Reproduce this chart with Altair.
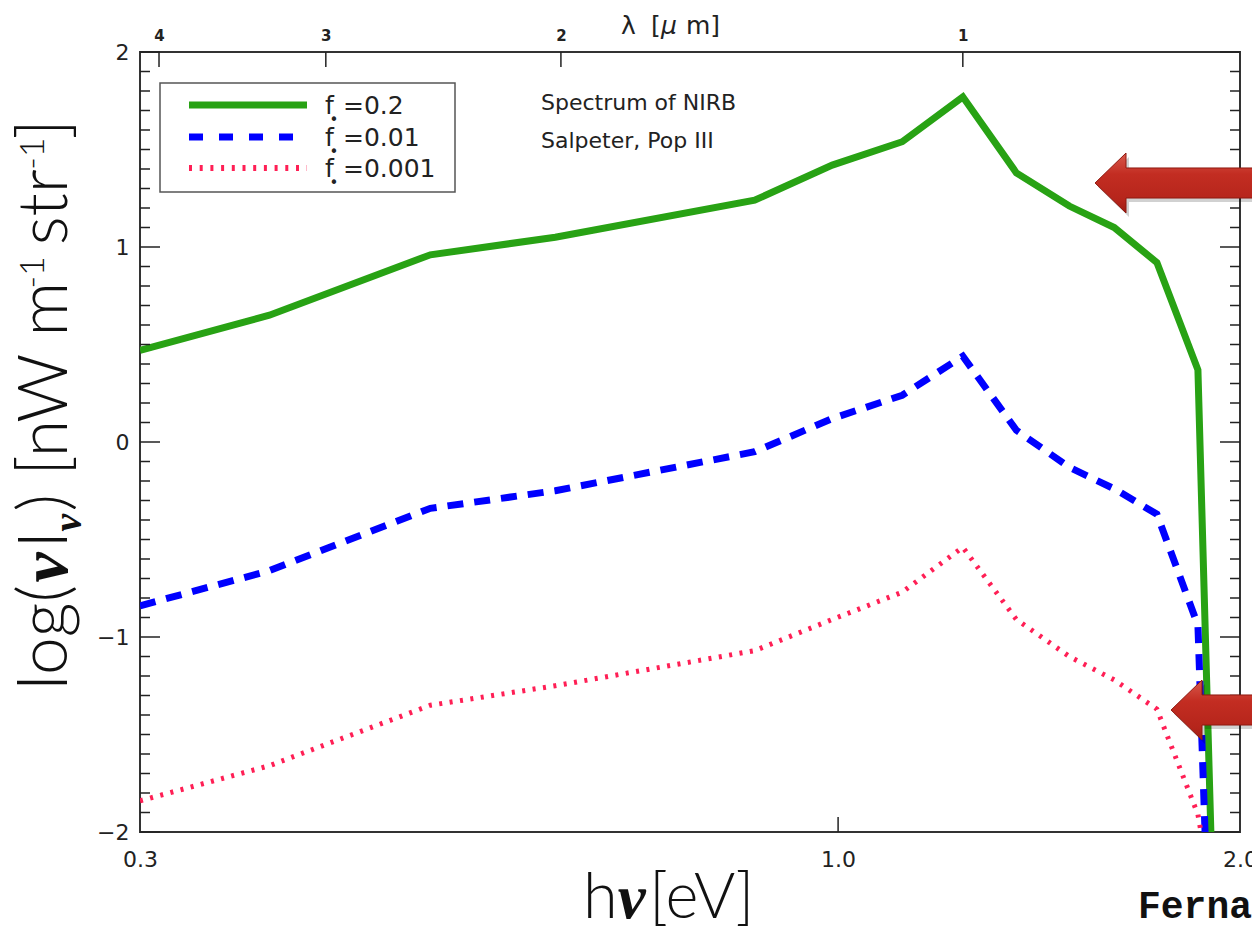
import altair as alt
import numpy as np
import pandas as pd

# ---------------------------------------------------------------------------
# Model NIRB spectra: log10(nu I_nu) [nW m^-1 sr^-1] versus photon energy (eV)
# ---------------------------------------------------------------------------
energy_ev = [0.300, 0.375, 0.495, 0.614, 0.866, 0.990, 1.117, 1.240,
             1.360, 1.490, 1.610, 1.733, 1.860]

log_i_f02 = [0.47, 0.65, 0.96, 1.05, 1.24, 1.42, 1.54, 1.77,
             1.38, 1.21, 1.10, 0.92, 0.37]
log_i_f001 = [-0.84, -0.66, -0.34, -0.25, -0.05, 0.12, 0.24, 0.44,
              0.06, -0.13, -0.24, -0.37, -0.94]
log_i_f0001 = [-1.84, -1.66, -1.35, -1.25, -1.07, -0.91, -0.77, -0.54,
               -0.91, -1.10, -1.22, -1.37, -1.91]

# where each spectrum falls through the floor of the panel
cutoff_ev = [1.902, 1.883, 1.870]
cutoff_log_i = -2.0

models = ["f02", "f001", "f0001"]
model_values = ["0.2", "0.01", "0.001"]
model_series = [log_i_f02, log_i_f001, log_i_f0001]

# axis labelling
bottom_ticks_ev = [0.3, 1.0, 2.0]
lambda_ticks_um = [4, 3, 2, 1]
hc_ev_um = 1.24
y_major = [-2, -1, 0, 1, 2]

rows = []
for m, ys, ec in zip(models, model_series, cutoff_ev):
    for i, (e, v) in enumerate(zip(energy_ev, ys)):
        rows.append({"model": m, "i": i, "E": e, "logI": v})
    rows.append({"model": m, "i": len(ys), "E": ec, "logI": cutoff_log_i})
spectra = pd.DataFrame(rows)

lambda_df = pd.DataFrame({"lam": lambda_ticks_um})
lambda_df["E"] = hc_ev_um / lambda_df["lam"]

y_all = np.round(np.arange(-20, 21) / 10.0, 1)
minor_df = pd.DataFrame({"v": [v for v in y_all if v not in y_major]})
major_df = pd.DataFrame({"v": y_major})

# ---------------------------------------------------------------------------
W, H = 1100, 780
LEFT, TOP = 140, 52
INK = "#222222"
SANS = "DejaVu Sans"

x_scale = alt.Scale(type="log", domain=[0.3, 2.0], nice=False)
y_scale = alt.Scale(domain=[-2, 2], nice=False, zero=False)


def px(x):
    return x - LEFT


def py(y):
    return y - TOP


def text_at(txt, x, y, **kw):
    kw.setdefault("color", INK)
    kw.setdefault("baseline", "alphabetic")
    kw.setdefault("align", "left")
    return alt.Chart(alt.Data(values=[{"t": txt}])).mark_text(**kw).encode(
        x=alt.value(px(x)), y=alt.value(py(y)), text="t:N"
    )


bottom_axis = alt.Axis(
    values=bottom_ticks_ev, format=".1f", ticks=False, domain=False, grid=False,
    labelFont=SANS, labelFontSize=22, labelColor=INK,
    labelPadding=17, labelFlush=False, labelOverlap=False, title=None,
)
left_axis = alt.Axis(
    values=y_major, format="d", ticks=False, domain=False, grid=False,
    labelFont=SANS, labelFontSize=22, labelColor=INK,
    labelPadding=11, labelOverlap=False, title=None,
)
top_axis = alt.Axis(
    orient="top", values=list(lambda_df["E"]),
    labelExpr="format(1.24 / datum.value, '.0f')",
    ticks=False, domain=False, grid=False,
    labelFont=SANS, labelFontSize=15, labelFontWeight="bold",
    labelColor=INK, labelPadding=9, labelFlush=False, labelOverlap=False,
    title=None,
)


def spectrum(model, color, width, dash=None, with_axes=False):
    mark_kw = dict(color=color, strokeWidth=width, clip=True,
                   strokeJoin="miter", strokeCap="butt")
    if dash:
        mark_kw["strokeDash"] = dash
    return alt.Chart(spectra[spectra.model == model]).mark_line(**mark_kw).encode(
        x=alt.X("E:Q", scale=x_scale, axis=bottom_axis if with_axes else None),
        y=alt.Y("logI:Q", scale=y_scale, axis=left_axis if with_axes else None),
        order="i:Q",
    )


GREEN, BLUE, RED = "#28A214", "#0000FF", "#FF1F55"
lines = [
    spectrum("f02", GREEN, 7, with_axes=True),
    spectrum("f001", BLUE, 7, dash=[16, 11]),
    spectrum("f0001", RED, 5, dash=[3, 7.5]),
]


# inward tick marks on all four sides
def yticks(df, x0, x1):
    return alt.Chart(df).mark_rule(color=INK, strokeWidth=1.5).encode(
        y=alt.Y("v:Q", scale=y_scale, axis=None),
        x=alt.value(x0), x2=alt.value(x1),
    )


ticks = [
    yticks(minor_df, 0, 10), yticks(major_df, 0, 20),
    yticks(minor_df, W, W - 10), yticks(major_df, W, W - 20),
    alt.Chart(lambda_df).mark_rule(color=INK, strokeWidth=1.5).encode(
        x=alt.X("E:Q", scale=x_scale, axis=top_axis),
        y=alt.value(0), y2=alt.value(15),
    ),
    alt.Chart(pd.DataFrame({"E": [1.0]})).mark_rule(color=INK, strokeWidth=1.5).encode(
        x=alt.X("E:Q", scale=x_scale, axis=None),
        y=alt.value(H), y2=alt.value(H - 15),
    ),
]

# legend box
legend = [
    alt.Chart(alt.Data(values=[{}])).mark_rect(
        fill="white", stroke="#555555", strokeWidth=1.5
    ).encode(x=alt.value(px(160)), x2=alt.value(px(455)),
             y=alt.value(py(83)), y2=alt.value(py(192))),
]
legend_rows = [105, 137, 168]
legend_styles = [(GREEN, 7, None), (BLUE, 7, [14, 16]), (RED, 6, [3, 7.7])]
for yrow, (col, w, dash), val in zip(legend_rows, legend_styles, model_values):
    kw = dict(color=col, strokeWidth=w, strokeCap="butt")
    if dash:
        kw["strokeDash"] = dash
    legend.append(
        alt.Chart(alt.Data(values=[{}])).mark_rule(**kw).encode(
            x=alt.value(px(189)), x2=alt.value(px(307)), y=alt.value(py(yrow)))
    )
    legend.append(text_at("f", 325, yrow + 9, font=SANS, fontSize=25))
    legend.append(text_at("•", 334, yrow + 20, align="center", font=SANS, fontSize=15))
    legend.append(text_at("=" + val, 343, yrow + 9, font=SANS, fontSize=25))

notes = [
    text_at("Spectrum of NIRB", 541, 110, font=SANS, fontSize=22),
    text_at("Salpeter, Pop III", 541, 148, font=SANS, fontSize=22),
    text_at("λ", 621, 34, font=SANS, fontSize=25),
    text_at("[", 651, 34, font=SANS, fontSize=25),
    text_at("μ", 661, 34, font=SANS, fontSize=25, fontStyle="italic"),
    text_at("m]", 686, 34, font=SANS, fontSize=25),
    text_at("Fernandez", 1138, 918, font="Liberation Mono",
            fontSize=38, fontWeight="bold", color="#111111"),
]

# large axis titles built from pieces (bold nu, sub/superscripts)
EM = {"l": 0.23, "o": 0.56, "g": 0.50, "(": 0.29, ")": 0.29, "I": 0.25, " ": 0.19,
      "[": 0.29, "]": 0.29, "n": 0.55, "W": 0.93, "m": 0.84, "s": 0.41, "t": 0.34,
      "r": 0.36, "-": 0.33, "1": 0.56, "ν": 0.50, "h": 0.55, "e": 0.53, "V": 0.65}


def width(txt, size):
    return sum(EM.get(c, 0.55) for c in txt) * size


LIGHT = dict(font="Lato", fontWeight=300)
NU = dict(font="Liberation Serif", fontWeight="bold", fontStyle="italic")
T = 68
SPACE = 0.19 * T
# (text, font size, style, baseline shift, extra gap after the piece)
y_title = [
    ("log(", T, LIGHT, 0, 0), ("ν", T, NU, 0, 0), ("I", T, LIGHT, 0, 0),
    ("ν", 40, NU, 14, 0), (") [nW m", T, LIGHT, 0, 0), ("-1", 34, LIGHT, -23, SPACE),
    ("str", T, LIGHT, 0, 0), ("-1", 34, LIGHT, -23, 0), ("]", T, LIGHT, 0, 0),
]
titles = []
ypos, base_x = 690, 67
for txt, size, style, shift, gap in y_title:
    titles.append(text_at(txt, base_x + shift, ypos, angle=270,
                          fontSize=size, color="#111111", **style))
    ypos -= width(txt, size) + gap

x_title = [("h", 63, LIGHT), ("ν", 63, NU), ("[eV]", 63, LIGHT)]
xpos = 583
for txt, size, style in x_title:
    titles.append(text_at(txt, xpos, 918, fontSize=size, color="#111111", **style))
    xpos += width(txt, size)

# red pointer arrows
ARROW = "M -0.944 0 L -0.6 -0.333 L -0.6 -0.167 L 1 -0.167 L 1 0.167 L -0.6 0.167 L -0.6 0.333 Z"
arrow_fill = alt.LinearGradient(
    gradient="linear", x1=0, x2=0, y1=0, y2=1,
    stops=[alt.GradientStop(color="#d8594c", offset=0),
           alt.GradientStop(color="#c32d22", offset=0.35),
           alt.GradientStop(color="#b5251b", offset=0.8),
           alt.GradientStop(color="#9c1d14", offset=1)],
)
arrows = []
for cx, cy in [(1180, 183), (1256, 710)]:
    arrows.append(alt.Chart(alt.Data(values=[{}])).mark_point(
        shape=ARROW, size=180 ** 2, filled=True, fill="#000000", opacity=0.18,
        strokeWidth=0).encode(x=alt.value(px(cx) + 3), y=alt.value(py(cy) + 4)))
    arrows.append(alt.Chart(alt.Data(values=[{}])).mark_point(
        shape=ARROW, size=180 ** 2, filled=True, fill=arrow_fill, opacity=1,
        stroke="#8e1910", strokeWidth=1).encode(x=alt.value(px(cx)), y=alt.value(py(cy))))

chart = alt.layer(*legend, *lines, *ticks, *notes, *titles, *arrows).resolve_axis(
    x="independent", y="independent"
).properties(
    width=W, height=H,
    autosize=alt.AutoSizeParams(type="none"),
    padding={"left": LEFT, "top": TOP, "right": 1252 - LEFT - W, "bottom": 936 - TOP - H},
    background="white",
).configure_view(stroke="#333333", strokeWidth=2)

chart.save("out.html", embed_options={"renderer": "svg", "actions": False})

• _Task instructions_
Reproduce exactly the run of lines that opens the listing and closes with the line holding "return y - TOP". Pictures are excluded.

• _Answer to the task_
Reproduce this chart with Altair.
import altair as alt
import numpy as np
import pandas as pd

# ---------------------------------------------------------------------------
# Model NIRB spectra: log10(nu I_nu) [nW m^-1 sr^-1] versus photon energy (eV)
# ---------------------------------------------------------------------------
energy_ev = [0.300, 0.375, 0.495, 0.614, 0.866, 0.990, 1.117, 1.240,
             1.360, 1.490, 1.610, 1.733, 1.860]

log_i_f02 = [0.47, 0.65, 0.96, 1.05, 1.24, 1.42, 1.54, 1.77,
             1.38, 1.21, 1.10, 0.92, 0.37]
log_i_f001 = [-0.84, -0.66, -0.34, -0.25, -0.05, 0.12, 0.24, 0.44,
              0.06, -0.13, -0.24, -0.37, -0.94]
log_i_f0001 = [-1.84, -1.66, -1.35, -1.25, -1.07, -0.91, -0.77, -0.54,
               -0.91, -1.10, -1.22, -1.37, -1.91]

# where each spectrum falls through the floor of the panel
cutoff_ev = [1.902, 1.883, 1.870]
cutoff_log_i = -2.0

models = ["f02", "f001", "f0001"]
model_values = ["0.2", "0.01", "0.001"]
model_series = [log_i_f02, log_i_f001, log_i_f0001]

# axis labelling
bottom_ticks_ev = [0.3, 1.0, 2.0]
lambda_ticks_um = [4, 3, 2, 1]
hc_ev_um = 1.24
y_major = [-2, -1, 0, 1, 2]

rows = []
for m, ys, ec in zip(models, model_series, cutoff_ev):
    for i, (e, v) in enumerate(zip(energy_ev, ys)):
        rows.append({"model": m, "i": i, "E": e, "logI": v})
    rows.append({"model": m, "i": len(ys), "E": ec, "logI": cutoff_log_i})
spectra = pd.DataFrame(rows)

lambda_df = pd.DataFrame({"lam": lambda_ticks_um})
lambda_df["E"] = hc_ev_um / lambda_df["lam"]

y_all = np.round(np.arange(-20, 21) / 10.0, 1)
minor_df = pd.DataFrame({"v": [v for v in y_all if v not in y_major]})
major_df = pd.DataFrame({"v": y_major})

# ---------------------------------------------------------------------------
W, H = 1100, 780
LEFT, TOP = 140, 52
INK = "#222222"
SANS = "DejaVu Sans"

x_scale = alt.Scale(type="log", domain=[0.3, 2.0], nice=False)
y_scale = alt.Scale(domain=[-2, 2], nice=False, zero=False)


def px(x):
    return x - LEFT


def py(y):
    return y - TOP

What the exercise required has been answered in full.